The measure, submitted through a citizens’ initiative, was drawn up by 1,448 Baguio residents, including lawyer Zosimo Abratique, president of the Baguio Market Vendors Association. It sets guidelines for all projects to be undertaken in rehabilitating or improving the market which has been serving residents since 1913.
The draft ordinance would stop the city government from putting up a new mall to replace the city’s primary community trading zone, which is among Baguio’s prime real estate.
“It is the objective of this ordinance to rehabilitate and modernize the existing public market [while preserving] its heritage and historical essence,” part of the proposed measure stated.
The proposed ordinance also restricts the market to low-density infrastructure development to avoid straining Baguio’s carrying capacity.
The citizens’ initiative was mounted in reaction to unsolicited proposals for a modern Baguio market which were offered by two competing shopping mall developers.
Both companies plan to put up multilevel buildings to replace the market at no cost to the city government in exchange for a 50-year lease, which had been considered for a public-private-partnership (PPP) arrangement.
One of the developers was granted an original proponent status (OPS) last year.
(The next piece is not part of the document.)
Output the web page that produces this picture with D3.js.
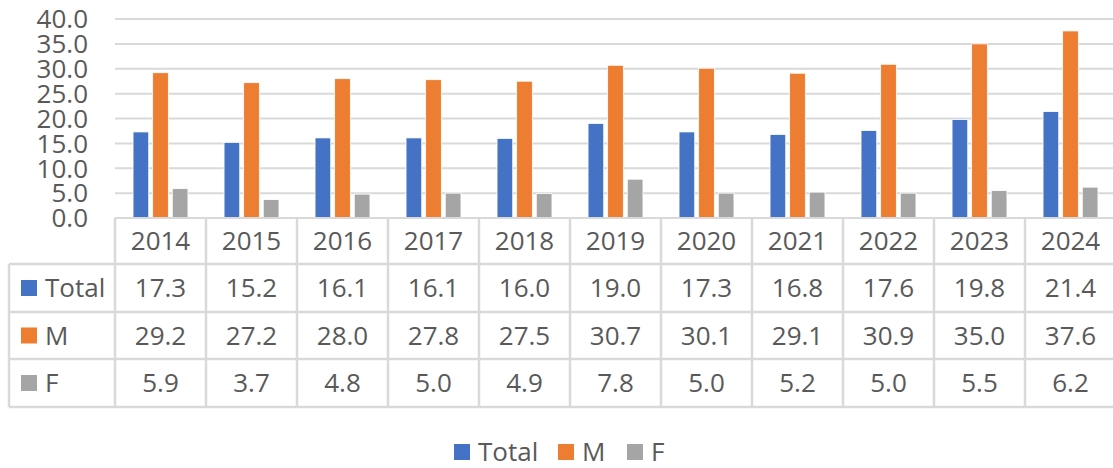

The OPS signifies that the developer may begin negotiating the terms of reference for the market’s modernization.
The project would also be subjected to a Swiss challenge, which would allow other companies to try and match the proponent’s investment.
Abratique and a group of Baguio investors intended to provide a third unsolicited proposal for the market project and would participate in the Swiss challenge.
During a March 4 dialogue with the vendors, city administrator Bonifacio dela Peña said the developer would need to address 34 concerns, among them the sentiment that the Baguio market was more valuable than its current property value.
The framework for negotiating the project would be based on a socioeconomic principle called the “commons,” Dela Peña told the vendors.
Proposed by National Artist Kidlat Tahimik, the city will stipulate that the market has bigger value as a shared communal space that should be preserved for future generations.
Kidlat (born Eric de Guia in Baguio City), who earned a master’s degree from the Wharton Business School of the University of Pennsylvania, serves as a consultant of the PPP committee overseeing the market project.
In an email to the Inquirer, Kidlat said negotiations must “weigh-in the [unquantifiable] … like the environment, the impact on livelihoods and the supply chain.”
‘More at stake’
He said the proposed rehabilitation of the market might also disrupt the “suki” (special customer-trader relationships) and “tawad” (bargaining) culture of consumption in the city.
“So much more is at stake than those per capita calculations to clinch a property deal … We must appreciate why all around the world farmers’ markets are being revived and wet markets are being defended against ‘mallification,’” Kidlat added.
The two malls guaranteed that none of the 4,000 Baguio vendors would be displaced, but the OPS developer would be giving them the basement and ground floor of its seven-story retail building, Dela Peña said.
“We will negotiate the best space for the market,” he said.
Dela Peña said the project should not compete with market vendors and should have no impact on the local supply chain, such as vegetables from Benguet farmers and fish from Pangasinan traders.